_The records_:
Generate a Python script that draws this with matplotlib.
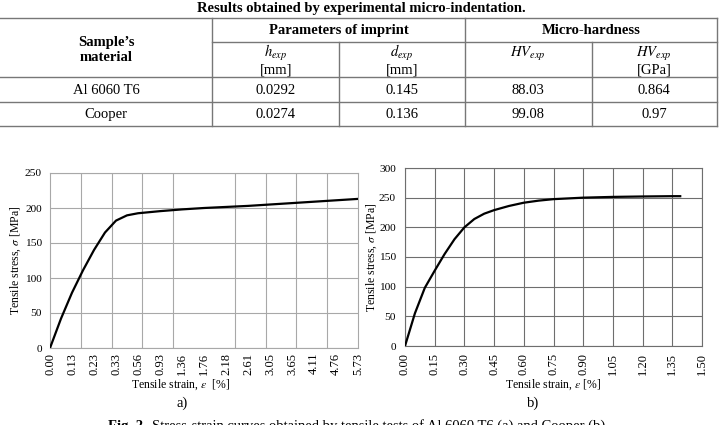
import numpy as np
import matplotlib
matplotlib.use('Agg')
import matplotlib.pyplot as plt

plt.rcParams['font.family'] = ['Liberation Serif', 'DejaVu Serif']
plt.rcParams['mathtext.fontset'] = 'stix'

# table data
table_title = 'Results obtained by experimental micro-indentation.'
materials = ['Al 6060 T6', 'Cooper']
h_exp = ['0.0292', '0.0274']
d_exp = ['0.145', '0.136']
hv_exp = ['88.03', '99.08']
hv_gpa = ['0.864', '0.97']

# chart a) Al 6060 T6, category axis (Excel style)
strain_labels_a = ['0.00', '0.13', '0.23', '0.33', '0.56', '0.93', '1.36', '1.76',
                   '2.18', '2.61', '3.05', '3.65', '4.11', '4.76', '5.73']
pos_a = [0, 0.5, 1, 1.5, 2, 2.5, 3, 3.5, 4, 5, 6, 7, 8, 9, 10, 11, 12, 13, 14]
stress_a = [0, 42, 79, 111, 140, 165, 182, 189.5, 192.5, 195.5, 198, 200, 201.5,
            203, 205, 207, 209, 211, 213]

# chart b) Cooper
strain_b = [0, 0.05, 0.10, 0.15, 0.20, 0.25, 0.30, 0.35, 0.40, 0.45, 0.525, 0.60,
            0.675, 0.75, 0.90, 1.05, 1.20, 1.35, 1.39]
stress_b = [0, 55, 98, 127, 155, 180, 200, 214, 223, 229, 236, 241.5,
            245, 247.5, 250, 251.3, 252, 252.5, 252.5]

W, H = 721, 425
fig = plt.figure(figsize=(W / 100, H / 100), dpi=100)

# overlay in pixel coordinates for the table and captions
ov = fig.add_axes([0, 0, 1, 1])
ov.set_xlim(0, W)
ov.set_ylim(H, 0)
ov.axis('off')

lc = '#777777'
lw = 1.0
for y, x0 in [(18, 0), (42, 212), (77, 0), (102, 0), (126, 0)]:
    ov.plot([x0, 717], [y, y], color=lc, lw=lw)
for x, y0 in [(212, 18), (339, 42), (465, 18), (592, 42), (717, 18)]:
    ov.plot([x, x], [y0, 126], color=lc, lw=lw)

fs = 10.5
ov.text(361, 8, table_title, ha='center', va='center', fontsize=fs, fontweight='bold')
ov.text(106, 50, 'Sample\u2019s\nmaterial', ha='center', va='center', fontsize=fs,
        fontweight='bold', linespacing=1.15)
ov.text(339, 30, 'Parameters of imprint', ha='center', va='center', fontsize=fs, fontweight='bold')
ov.text(591, 30, 'Micro-hardness', ha='center', va='center', fontsize=fs, fontweight='bold')

col_x = [276, 402, 528, 654]
sub_heads = [r'$h_{exp}$', r'$d_{exp}$', r'$HV_{exp}$', r'$HV_{exp}$']
units = ['[mm]', '[mm]', '', '[GPa]']
for cx, head, unit in zip(col_x, sub_heads, units):
    ov.text(cx, 57, head, ha='center', va='baseline', fontsize=fs)
    if unit:
        ov.text(cx, 73, unit, ha='center', va='baseline', fontsize=fs)

for i, row_y in enumerate([90, 114]):
    ov.text(106, row_y, materials[i], ha='center', va='center', fontsize=fs)
    for cx, vals in zip(col_x, [h_exp, d_exp, hv_exp, hv_gpa]):
        ov.text(cx, row_y, vals[i], ha='center', va='center', fontsize=fs)

ov.text(182, 403, 'a)', ha='center', va='center', fontsize=10.5)
ov.text(533, 403, 'b)', ha='center', va='center', fontsize=10.5)
# caption is cut by the bottom edge in the reference
ov.text(108, 430, 'Fig. 2.', ha='left', va='baseline', fontsize=fs, fontweight='bold')
ov.text(152, 430, 'Stress-strain curves obtained by tensile tests of Al 6060 T6 (a) and Cooper (b).',
        ha='left', va='baseline', fontsize=fs)

xfs = 9
yfs = 8.2
lfs = 8.5


def px_axes(x0, x1, y0, y1):
    return fig.add_axes([x0 / W, (H - y1) / H, (x1 - x0) / W, (y1 - y0) / H])


# chart a)
ax1 = px_axes(50, 358, 173, 348)
grid_a = '#a8a8a8'
ax1.plot(pos_a, stress_a, color='black', lw=1.6, zorder=3)
ax1.set_xlim(0, len(strain_labels_a) - 1)
ax1.set_ylim(0, 250)
ax1.set_xticks(range(len(strain_labels_a)))
ax1.set_xticklabels(strain_labels_a, rotation=90)
ax1.set_xticks(np.linspace(0, len(strain_labels_a) - 1, 11), minor=True)
ax1.set_yticks(range(0, 251, 50))
ax1.grid(which='minor', axis='x', color=grid_a, lw=0.8)
ax1.grid(which='major', axis='y', color=grid_a, lw=0.8)
ax1.tick_params(which='both', length=0)
ax1.tick_params(axis='y', pad=6, labelsize=yfs)
ax1.tick_params(axis='x', pad=3.5, labelsize=xfs)
for s in ax1.spines.values():
    s.set_color(grid_a)
    s.set_linewidth(0.8)
ax1.set_xlabel(r'Tensile strain, $\varepsilon$  [%]', fontsize=lfs, labelpad=2)
ax1.xaxis.label.set_x(0.425)
ax1.set_ylabel(r'Tensile stress, $\sigma$ [MPa]', fontsize=lfs, labelpad=1)

# chart b)
ax2 = px_axes(405, 702, 168, 346)
grid_b = '#6e6e6e'
ax2.plot(strain_b, stress_b, color='black', lw=1.6, zorder=3)
ax2.set_xlim(0, 1.5)
ax2.set_ylim(0, 300)
xt = np.arange(11) * 0.15
ax2.set_xticks(xt)
ax2.set_xticklabels(['%.2f' % v for v in xt], rotation=90)
ax2.set_yticks(range(0, 301, 50))
ax2.grid(True, color=grid_b, lw=0.8)
ax2.tick_params(length=0)
ax2.tick_params(axis='y', pad=6.5, labelsize=yfs)
ax2.tick_params(axis='x', pad=5, labelsize=xfs)
for s in ax2.spines.values():
    s.set_color(grid_b)
    s.set_linewidth(0.8)
ax2.set_xlabel(r'Tensile strain, $\varepsilon$ [%]', fontsize=lfs, labelpad=1.5)
ax2.set_ylabel(r'Tensile stress, $\sigma$ [MPa]', fontsize=lfs, labelpad=0)

fig.savefig('out.png', dpi=100)
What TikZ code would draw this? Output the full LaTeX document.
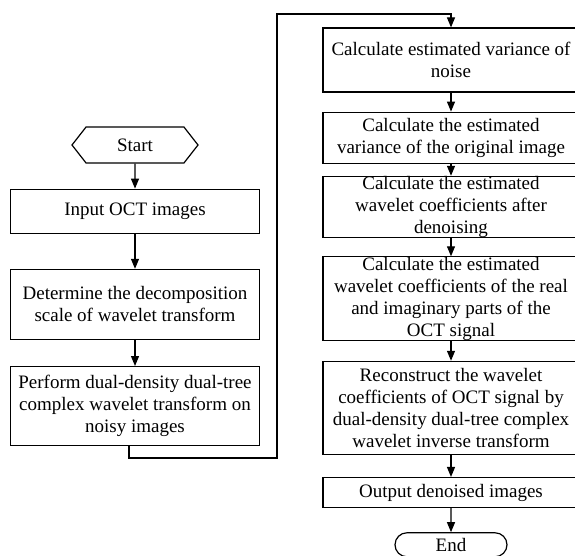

_Your goal_:
Please extract exactly the lines of the data, from the first through the line containing "hv_gpa = ['0.864', '0.97']", and add no pictures to the copy.

_Solution_:
Generate a Python script that draws this with matplotlib.
import numpy as np
import matplotlib
matplotlib.use('Agg')
import matplotlib.pyplot as plt

plt.rcParams['font.family'] = ['Liberation Serif', 'DejaVu Serif']
plt.rcParams['mathtext.fontset'] = 'stix'

# table data
table_title = 'Results obtained by experimental micro-indentation.'
materials = ['Al 6060 T6', 'Cooper']
h_exp = ['0.0292', '0.0274']
d_exp = ['0.145', '0.136']
hv_exp = ['88.03', '99.08']
hv_gpa = ['0.864', '0.97']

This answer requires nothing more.